_Data provided_
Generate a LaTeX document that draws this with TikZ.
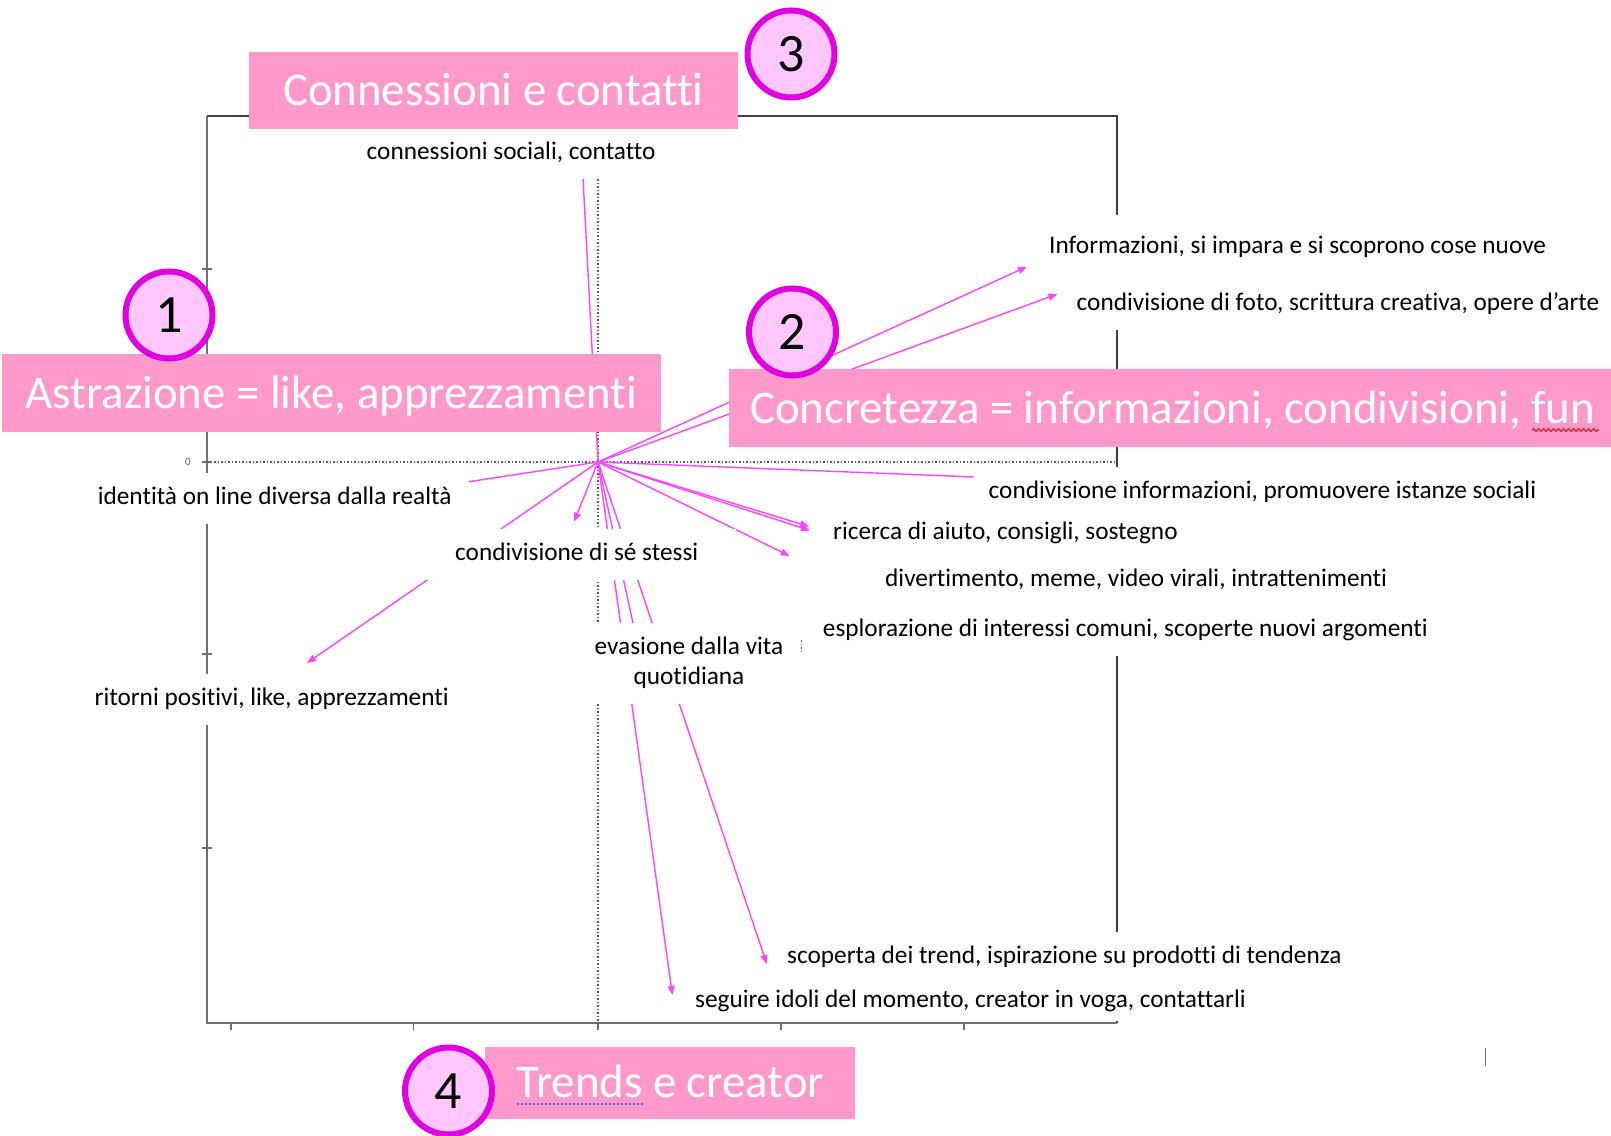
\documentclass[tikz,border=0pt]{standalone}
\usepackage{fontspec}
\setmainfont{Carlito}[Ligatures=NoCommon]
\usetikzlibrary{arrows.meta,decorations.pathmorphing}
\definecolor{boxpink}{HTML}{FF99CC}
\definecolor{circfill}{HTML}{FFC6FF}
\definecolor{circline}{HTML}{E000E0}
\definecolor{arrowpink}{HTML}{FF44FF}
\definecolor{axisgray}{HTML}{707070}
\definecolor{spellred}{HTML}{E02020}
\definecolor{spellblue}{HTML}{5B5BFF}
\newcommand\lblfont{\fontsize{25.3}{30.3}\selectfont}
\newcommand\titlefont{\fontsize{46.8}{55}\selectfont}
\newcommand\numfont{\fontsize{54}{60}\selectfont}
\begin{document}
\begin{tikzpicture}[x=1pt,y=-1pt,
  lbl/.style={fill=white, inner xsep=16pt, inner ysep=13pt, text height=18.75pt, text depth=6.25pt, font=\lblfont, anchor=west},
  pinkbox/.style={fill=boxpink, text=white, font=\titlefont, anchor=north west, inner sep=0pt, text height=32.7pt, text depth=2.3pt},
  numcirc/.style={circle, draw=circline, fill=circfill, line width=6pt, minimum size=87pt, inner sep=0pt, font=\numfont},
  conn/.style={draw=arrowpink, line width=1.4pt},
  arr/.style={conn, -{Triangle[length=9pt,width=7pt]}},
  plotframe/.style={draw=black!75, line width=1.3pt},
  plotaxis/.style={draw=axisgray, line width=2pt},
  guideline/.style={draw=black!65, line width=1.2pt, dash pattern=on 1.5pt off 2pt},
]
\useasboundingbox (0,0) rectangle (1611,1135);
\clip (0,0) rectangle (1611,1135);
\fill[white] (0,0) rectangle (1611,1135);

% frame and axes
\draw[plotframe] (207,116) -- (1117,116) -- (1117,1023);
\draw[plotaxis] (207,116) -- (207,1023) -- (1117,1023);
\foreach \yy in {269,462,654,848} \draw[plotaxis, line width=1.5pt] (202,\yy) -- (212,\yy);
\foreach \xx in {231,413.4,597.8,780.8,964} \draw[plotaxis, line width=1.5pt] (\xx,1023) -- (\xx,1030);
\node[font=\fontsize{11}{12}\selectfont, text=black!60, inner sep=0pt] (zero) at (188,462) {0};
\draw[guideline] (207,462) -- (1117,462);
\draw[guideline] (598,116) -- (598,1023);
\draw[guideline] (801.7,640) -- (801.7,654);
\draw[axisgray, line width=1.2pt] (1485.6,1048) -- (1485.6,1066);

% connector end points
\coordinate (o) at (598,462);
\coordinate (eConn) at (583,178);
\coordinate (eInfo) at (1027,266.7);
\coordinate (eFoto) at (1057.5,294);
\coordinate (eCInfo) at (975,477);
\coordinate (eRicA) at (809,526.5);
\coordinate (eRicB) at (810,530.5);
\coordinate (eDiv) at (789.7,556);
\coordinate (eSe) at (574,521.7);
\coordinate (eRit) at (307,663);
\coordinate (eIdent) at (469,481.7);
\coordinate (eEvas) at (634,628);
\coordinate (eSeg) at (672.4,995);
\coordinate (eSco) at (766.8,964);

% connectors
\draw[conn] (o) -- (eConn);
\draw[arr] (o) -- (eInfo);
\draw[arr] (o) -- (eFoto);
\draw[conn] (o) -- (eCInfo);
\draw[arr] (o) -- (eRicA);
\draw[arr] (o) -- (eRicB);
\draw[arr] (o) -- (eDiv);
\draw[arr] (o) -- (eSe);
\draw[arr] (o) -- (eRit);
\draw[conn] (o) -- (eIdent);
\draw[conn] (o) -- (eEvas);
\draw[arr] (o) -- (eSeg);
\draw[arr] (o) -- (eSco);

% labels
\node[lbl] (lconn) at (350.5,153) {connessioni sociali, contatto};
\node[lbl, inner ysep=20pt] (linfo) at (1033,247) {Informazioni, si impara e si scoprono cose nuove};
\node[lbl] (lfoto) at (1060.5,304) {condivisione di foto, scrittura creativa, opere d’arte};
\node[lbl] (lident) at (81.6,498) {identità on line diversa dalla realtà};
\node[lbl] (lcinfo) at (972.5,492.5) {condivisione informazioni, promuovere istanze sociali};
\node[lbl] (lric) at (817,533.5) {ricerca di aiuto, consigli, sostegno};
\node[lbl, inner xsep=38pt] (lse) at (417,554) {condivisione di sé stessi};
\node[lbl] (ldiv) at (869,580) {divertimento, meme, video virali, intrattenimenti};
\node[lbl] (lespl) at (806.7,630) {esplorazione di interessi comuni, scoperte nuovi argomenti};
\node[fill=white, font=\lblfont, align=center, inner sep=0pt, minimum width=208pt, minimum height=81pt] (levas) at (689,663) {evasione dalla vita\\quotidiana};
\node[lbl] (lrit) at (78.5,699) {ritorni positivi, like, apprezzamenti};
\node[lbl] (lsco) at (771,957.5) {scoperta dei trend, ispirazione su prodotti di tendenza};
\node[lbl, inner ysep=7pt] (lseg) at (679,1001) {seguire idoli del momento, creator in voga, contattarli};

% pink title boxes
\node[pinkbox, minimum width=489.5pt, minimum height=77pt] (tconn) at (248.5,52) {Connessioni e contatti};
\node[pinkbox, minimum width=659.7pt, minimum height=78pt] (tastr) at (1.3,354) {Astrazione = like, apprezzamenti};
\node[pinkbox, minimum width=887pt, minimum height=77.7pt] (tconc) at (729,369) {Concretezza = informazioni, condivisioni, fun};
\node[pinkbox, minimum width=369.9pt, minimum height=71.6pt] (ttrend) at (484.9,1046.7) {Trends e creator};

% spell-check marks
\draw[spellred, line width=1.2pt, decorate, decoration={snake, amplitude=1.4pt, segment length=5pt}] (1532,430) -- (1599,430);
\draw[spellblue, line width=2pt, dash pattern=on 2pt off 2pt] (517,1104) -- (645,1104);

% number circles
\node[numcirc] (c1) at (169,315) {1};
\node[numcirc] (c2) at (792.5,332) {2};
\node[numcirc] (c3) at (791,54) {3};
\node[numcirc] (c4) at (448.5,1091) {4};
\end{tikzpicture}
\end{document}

---

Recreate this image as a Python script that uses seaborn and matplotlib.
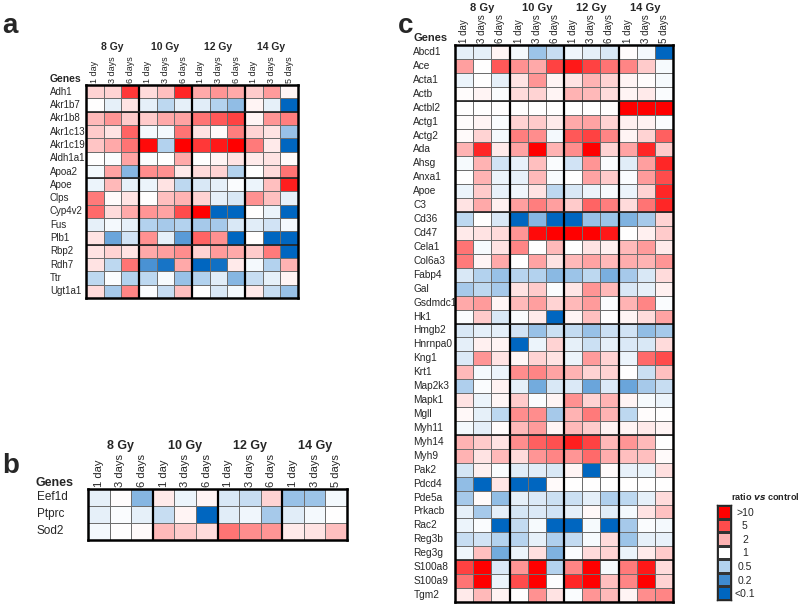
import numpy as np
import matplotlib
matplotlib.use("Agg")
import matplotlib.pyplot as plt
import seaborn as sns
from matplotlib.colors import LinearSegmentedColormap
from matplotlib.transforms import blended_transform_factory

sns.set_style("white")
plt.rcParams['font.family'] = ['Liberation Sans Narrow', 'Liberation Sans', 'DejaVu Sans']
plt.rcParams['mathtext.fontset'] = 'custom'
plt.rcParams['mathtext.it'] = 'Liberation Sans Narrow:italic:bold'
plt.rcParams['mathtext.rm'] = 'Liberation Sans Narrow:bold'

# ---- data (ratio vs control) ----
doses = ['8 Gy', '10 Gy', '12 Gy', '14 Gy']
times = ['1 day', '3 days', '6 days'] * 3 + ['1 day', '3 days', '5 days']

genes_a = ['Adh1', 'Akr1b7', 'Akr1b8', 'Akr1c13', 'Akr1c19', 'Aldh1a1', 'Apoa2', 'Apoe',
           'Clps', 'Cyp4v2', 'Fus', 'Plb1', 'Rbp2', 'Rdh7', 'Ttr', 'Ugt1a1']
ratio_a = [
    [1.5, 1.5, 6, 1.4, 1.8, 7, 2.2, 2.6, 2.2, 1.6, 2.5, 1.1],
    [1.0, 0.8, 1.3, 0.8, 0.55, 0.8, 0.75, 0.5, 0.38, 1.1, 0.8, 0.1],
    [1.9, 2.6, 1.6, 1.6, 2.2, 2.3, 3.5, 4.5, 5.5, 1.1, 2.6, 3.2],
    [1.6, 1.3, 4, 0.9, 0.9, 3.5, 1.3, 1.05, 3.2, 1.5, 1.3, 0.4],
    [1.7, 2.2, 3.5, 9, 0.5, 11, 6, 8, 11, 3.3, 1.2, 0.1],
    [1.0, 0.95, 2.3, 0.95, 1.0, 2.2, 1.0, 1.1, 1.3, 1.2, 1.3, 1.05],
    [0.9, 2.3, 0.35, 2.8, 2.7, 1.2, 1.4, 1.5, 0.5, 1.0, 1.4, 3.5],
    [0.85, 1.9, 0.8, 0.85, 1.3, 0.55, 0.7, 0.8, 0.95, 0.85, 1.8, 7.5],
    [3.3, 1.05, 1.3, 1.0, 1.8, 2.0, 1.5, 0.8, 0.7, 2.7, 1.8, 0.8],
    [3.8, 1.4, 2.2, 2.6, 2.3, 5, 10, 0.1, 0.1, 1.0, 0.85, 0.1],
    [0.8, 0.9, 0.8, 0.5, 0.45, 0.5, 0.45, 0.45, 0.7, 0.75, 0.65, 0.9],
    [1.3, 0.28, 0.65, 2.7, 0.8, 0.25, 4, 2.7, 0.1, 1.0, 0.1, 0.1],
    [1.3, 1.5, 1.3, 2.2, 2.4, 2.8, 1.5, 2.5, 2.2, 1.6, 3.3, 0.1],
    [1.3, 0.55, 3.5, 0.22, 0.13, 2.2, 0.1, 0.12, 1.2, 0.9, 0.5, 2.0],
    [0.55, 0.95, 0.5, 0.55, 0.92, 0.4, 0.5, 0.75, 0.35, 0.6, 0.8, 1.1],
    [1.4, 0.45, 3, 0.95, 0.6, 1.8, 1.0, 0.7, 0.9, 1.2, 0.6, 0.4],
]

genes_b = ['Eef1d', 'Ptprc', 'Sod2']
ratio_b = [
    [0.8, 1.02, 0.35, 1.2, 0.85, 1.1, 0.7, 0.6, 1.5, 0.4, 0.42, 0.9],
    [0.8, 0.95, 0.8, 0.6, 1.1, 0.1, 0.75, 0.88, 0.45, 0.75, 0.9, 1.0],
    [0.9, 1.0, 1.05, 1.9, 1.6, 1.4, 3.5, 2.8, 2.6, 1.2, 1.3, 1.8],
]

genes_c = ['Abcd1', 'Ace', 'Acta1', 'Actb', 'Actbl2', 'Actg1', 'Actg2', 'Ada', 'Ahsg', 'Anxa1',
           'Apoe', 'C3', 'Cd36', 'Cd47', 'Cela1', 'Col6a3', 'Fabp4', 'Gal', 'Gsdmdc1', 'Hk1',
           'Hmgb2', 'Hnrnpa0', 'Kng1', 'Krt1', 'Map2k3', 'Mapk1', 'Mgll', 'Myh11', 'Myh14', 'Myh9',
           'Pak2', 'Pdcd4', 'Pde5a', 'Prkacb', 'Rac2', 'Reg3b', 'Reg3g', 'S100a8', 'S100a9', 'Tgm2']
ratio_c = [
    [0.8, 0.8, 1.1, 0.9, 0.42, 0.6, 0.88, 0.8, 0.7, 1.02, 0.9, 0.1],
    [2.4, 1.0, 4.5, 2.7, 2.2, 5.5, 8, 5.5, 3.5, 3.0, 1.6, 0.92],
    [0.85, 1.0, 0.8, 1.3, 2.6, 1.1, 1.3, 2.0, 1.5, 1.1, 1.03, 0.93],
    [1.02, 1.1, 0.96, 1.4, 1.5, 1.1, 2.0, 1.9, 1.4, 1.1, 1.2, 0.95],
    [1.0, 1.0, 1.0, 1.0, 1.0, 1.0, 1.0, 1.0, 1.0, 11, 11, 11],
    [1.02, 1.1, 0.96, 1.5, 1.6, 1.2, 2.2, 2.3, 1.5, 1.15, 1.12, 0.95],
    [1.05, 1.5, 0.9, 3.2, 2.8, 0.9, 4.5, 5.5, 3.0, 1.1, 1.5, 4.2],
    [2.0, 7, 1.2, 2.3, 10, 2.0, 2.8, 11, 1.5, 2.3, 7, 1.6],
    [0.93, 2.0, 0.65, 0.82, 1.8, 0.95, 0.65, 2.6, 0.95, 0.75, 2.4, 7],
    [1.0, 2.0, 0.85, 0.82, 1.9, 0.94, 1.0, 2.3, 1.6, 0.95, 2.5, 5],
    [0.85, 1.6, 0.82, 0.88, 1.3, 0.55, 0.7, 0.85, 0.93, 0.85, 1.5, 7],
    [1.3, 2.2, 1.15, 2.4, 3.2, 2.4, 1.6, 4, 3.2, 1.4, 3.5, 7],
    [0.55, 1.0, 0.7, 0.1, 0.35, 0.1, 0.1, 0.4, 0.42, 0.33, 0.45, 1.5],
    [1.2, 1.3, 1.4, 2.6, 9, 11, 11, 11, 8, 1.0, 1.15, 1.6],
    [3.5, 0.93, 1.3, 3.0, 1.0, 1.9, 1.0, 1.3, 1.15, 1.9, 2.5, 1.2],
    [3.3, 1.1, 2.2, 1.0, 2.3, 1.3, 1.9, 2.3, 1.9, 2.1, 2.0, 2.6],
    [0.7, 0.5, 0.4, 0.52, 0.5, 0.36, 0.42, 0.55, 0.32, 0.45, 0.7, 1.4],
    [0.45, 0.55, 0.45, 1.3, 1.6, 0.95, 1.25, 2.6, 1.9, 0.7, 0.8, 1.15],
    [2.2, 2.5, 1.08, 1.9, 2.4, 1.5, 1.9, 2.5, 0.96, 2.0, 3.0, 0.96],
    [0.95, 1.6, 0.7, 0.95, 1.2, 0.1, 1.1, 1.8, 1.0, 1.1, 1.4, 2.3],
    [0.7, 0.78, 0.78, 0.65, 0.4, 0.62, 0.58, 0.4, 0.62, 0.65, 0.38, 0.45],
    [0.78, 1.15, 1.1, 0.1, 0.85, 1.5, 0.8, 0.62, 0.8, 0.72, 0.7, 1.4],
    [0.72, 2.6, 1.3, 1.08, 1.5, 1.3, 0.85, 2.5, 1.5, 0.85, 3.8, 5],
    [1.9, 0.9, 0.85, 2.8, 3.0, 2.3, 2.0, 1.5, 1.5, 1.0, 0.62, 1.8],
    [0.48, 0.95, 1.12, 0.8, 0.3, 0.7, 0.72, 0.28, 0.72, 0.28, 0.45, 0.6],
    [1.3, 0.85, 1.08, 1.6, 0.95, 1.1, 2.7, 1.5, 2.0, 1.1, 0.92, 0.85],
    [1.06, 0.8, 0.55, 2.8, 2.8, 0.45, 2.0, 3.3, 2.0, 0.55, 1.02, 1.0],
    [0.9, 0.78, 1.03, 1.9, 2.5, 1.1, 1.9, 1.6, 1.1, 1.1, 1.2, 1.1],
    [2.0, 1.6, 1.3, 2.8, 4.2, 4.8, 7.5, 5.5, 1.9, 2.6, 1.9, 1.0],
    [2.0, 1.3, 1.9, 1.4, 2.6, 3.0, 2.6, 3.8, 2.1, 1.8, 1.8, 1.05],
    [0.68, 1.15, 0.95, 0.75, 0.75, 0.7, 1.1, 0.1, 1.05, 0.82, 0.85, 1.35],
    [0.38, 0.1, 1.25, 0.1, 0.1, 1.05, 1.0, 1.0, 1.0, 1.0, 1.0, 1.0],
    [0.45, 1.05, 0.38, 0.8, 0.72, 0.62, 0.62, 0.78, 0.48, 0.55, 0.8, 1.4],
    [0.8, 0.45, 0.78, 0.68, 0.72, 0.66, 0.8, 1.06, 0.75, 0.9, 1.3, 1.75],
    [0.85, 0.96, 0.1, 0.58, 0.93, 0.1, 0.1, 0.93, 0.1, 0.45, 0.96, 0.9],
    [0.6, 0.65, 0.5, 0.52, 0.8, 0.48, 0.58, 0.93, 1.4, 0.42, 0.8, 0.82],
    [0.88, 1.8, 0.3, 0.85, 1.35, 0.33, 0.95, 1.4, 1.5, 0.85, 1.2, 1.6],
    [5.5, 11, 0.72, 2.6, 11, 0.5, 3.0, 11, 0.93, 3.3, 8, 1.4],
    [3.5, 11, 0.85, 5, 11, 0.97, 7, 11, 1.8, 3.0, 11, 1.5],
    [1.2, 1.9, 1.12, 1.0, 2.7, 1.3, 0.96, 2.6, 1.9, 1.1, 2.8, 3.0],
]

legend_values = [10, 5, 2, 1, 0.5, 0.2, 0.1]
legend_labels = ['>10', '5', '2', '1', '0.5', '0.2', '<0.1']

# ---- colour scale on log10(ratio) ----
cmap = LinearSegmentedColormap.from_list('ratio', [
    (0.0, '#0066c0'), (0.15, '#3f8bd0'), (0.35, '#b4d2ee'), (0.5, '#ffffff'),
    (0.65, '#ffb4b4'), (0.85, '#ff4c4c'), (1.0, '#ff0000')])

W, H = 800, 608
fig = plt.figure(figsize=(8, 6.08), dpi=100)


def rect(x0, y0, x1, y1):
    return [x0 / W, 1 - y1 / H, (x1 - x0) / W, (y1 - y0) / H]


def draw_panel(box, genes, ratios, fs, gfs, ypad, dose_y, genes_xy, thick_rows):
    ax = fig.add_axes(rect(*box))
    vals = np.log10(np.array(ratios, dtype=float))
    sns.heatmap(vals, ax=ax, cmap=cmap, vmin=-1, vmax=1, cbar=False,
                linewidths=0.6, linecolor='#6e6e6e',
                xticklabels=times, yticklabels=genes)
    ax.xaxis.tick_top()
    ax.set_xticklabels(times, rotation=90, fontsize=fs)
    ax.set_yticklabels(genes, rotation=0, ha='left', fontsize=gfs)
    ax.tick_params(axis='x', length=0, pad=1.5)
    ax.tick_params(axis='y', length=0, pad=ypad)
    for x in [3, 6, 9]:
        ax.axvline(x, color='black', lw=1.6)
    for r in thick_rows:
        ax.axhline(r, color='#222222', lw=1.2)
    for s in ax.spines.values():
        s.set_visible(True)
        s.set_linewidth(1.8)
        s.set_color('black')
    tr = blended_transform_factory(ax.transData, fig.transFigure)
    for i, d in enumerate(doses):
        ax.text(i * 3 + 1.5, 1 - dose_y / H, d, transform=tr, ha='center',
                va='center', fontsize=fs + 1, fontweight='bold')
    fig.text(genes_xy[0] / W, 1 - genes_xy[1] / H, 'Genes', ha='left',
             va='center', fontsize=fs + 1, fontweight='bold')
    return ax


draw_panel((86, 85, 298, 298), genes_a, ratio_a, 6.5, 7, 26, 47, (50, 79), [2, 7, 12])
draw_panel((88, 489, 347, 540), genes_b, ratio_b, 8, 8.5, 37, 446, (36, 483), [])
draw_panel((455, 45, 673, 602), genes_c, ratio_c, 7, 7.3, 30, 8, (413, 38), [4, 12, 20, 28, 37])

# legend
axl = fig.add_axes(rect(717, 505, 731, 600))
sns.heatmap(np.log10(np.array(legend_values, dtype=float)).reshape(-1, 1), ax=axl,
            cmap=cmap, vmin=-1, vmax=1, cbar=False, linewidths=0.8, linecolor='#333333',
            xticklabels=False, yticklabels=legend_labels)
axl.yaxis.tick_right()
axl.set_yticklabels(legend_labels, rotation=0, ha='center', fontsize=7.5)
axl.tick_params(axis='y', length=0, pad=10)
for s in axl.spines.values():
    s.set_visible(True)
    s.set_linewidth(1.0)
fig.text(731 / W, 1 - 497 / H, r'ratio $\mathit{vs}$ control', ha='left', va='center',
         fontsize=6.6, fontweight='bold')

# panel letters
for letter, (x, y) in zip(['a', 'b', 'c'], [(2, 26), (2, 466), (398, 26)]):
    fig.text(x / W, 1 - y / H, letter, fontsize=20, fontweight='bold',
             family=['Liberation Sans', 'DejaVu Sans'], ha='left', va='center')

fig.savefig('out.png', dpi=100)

_Exercise objective_
Find the word "this" in the material, then list each line that holds it.

_Worked answer_
Generate a LaTeX document that draws this with TikZ.
Recreate this image as a Python script that uses seaborn and matplotlib.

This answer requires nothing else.